Problem.
Find the string "chart" in the entries and copy each line that has it.

━━━━━━━━━━━━━━━━

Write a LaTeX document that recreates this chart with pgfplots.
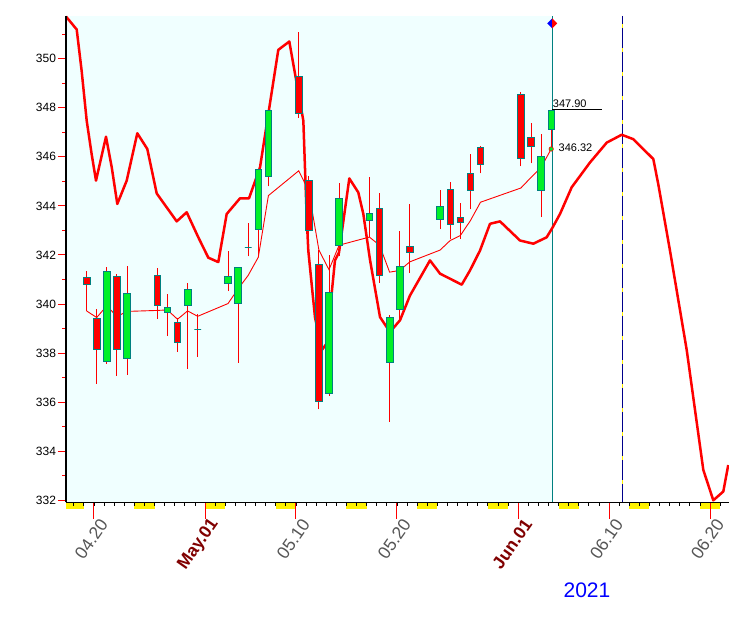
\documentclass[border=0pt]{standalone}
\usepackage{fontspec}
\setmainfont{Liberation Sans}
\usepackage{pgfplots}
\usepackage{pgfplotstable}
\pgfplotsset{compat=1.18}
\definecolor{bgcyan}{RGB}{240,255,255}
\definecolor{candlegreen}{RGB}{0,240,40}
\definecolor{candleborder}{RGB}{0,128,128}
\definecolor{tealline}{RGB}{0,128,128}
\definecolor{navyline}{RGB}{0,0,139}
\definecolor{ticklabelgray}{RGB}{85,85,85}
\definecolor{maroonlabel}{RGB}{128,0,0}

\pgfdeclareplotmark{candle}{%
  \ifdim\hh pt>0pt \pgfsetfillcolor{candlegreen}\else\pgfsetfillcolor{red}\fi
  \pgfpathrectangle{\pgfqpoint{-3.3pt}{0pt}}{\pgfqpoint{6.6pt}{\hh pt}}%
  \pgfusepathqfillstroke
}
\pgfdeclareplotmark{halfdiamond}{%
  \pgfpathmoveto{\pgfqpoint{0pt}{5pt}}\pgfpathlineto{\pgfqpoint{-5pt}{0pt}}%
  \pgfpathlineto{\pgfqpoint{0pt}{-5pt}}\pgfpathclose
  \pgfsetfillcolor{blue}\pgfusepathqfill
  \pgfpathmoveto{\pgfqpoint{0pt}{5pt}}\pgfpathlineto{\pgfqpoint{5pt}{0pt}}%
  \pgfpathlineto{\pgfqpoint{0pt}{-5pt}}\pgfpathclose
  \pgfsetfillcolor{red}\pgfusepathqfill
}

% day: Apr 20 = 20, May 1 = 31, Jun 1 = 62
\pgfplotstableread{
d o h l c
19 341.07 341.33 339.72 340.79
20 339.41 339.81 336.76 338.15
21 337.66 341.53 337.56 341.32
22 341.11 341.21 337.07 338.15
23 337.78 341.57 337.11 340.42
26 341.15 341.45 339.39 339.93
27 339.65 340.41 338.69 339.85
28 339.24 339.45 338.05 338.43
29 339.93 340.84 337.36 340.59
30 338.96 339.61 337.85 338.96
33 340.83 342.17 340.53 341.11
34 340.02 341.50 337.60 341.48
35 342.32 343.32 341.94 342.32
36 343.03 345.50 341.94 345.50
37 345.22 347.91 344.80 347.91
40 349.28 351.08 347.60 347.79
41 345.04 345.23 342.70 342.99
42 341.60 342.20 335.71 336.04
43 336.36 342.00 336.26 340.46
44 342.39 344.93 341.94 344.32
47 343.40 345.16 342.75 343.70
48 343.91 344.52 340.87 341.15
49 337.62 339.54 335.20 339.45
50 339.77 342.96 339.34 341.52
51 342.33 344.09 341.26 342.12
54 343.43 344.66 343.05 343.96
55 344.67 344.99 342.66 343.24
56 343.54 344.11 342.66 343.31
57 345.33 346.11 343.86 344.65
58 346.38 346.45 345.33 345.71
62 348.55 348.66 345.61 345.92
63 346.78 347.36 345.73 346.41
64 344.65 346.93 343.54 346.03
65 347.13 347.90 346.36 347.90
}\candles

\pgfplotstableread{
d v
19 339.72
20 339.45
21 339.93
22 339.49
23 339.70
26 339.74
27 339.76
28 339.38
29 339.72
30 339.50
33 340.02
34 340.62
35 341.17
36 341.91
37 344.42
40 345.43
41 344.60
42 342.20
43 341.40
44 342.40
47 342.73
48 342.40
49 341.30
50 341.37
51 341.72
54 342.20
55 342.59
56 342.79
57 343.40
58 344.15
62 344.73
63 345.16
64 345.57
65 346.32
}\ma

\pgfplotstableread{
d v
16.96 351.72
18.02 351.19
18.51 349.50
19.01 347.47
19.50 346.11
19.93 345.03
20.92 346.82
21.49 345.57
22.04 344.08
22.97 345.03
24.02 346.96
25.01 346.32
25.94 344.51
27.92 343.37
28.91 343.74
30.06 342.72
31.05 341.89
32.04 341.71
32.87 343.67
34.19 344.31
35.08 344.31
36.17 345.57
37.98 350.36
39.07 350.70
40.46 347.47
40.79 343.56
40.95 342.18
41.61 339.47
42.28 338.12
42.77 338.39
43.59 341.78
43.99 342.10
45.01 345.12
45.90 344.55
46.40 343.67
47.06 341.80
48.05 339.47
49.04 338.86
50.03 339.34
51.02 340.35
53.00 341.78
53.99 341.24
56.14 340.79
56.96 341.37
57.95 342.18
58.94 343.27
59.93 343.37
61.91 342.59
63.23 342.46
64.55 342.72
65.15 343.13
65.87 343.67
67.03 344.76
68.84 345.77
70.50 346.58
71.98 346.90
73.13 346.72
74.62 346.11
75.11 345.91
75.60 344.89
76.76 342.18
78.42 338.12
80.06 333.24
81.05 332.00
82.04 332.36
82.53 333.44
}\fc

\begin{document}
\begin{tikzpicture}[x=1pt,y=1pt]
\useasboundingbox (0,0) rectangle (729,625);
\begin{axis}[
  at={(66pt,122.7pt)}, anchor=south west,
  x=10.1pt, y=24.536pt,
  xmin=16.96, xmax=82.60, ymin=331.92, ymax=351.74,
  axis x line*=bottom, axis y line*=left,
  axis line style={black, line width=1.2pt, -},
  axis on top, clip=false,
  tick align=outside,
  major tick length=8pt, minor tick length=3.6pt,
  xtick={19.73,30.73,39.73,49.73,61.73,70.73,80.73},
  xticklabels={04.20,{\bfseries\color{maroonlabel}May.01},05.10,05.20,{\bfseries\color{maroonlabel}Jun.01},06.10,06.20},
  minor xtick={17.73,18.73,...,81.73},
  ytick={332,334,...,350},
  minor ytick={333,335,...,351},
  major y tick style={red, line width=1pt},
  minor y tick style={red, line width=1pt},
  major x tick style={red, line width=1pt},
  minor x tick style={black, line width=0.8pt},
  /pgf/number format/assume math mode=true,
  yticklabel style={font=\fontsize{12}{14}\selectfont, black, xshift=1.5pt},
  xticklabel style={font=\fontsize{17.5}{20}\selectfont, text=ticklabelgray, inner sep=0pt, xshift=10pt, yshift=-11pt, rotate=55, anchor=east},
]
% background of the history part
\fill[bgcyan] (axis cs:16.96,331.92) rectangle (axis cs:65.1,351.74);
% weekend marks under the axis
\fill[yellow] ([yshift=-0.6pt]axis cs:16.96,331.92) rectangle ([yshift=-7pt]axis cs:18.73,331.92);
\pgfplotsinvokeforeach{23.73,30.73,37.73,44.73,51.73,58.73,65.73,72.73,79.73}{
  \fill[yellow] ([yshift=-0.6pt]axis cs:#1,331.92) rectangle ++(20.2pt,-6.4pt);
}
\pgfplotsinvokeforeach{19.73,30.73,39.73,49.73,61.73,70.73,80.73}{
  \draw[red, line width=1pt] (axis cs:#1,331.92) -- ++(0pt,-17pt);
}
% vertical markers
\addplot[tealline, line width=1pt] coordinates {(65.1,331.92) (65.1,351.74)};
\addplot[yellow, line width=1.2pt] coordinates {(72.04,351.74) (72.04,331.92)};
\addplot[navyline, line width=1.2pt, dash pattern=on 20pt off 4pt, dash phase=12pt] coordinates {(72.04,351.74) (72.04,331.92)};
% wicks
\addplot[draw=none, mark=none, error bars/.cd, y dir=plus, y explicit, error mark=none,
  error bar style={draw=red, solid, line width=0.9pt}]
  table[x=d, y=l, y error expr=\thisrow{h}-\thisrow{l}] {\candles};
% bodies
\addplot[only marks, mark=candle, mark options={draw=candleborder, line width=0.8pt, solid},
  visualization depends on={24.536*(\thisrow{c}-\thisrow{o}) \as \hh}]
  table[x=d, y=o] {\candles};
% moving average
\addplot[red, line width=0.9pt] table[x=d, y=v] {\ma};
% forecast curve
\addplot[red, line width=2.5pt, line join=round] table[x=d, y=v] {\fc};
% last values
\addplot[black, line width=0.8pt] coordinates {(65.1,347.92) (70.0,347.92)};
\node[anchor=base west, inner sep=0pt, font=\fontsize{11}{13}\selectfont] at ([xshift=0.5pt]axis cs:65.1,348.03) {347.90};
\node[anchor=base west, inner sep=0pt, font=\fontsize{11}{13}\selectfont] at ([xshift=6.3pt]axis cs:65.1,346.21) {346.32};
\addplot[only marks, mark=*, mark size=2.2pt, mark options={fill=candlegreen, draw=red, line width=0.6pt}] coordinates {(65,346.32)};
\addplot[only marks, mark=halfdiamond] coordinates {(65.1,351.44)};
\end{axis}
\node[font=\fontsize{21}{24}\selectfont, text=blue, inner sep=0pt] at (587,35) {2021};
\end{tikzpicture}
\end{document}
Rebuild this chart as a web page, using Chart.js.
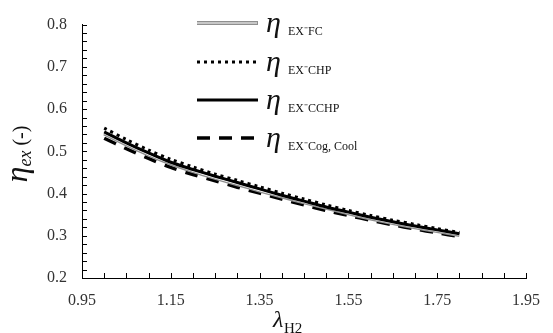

━━━━━━━━━━━━━━━━

Solved exercise.
Write a LaTeX document that recreates this chart with pgfplots.
Rebuild this chart as a web page, using Chart.js.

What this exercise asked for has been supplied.